What you have to do: Transcribe exactly the lines from the one containing "Rebuild this chart" through the one containing "import plotly.graph_objects as go", both included, and leave out any pictures.

Items:

++++++

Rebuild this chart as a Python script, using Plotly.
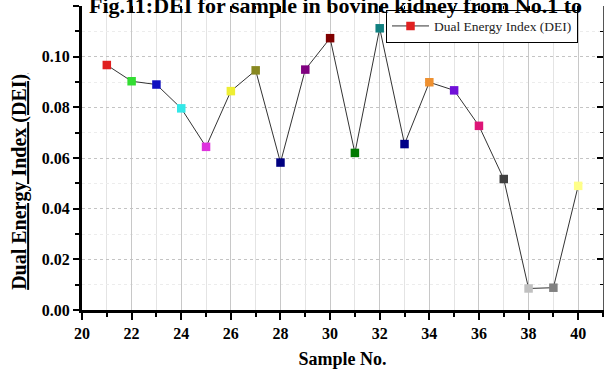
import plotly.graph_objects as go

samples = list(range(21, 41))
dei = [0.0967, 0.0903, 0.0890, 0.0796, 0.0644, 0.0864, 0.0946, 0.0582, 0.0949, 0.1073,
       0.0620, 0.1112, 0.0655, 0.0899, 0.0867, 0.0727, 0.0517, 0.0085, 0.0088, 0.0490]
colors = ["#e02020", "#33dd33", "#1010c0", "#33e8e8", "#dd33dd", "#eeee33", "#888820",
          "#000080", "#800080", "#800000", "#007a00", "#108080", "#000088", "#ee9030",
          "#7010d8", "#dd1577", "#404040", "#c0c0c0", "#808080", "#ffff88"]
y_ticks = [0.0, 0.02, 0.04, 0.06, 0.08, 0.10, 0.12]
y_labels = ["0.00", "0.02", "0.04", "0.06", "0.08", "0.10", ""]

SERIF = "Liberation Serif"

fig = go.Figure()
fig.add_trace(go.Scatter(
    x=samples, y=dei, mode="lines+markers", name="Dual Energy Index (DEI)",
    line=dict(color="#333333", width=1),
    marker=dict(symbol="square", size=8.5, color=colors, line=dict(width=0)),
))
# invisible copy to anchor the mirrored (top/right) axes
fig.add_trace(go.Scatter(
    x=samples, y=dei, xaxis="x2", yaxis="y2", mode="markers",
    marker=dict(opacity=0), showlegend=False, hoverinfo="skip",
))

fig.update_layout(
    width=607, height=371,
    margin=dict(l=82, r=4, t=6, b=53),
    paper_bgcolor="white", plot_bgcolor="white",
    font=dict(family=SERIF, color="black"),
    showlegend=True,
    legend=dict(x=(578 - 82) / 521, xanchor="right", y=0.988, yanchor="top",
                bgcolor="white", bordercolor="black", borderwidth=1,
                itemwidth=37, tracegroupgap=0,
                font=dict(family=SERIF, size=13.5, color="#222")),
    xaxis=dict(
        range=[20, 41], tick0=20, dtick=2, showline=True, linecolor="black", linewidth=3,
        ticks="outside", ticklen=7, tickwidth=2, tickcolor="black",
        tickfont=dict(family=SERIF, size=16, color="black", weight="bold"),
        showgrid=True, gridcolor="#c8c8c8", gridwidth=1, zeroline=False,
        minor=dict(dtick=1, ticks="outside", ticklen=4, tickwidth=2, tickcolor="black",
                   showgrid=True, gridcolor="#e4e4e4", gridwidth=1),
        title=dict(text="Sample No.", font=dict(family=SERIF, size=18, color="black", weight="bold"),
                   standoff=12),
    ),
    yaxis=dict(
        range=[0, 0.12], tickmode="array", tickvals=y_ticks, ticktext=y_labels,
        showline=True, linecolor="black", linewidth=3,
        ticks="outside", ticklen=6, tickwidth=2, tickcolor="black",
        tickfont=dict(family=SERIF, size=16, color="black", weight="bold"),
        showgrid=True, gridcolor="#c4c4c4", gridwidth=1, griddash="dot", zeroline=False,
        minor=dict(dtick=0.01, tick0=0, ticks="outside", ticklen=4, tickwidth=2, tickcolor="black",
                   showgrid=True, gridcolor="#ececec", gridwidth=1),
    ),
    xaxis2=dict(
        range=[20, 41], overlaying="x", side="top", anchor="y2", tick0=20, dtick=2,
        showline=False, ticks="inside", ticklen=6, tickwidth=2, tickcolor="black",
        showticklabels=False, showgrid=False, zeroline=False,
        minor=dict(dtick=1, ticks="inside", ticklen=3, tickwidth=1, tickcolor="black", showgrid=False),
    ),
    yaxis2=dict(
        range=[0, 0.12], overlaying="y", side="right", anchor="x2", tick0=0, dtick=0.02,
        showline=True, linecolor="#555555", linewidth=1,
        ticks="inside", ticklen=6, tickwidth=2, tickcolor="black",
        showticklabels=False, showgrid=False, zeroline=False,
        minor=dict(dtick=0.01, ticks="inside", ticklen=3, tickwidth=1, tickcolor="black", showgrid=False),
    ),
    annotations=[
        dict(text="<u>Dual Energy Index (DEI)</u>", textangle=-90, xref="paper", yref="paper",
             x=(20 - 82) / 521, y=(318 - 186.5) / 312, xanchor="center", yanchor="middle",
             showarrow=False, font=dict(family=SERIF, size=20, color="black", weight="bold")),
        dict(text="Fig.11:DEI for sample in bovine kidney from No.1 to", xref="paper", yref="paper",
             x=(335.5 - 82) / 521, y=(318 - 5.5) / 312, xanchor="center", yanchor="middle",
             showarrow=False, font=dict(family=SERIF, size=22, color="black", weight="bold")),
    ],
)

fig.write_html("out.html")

++++++

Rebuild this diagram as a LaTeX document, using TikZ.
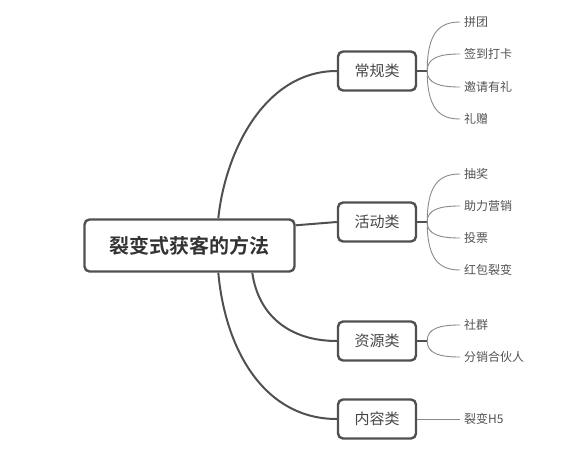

++++++

Answer to this exercise:
Rebuild this chart as a Python script, using Plotly.
import plotly.graph_objects as go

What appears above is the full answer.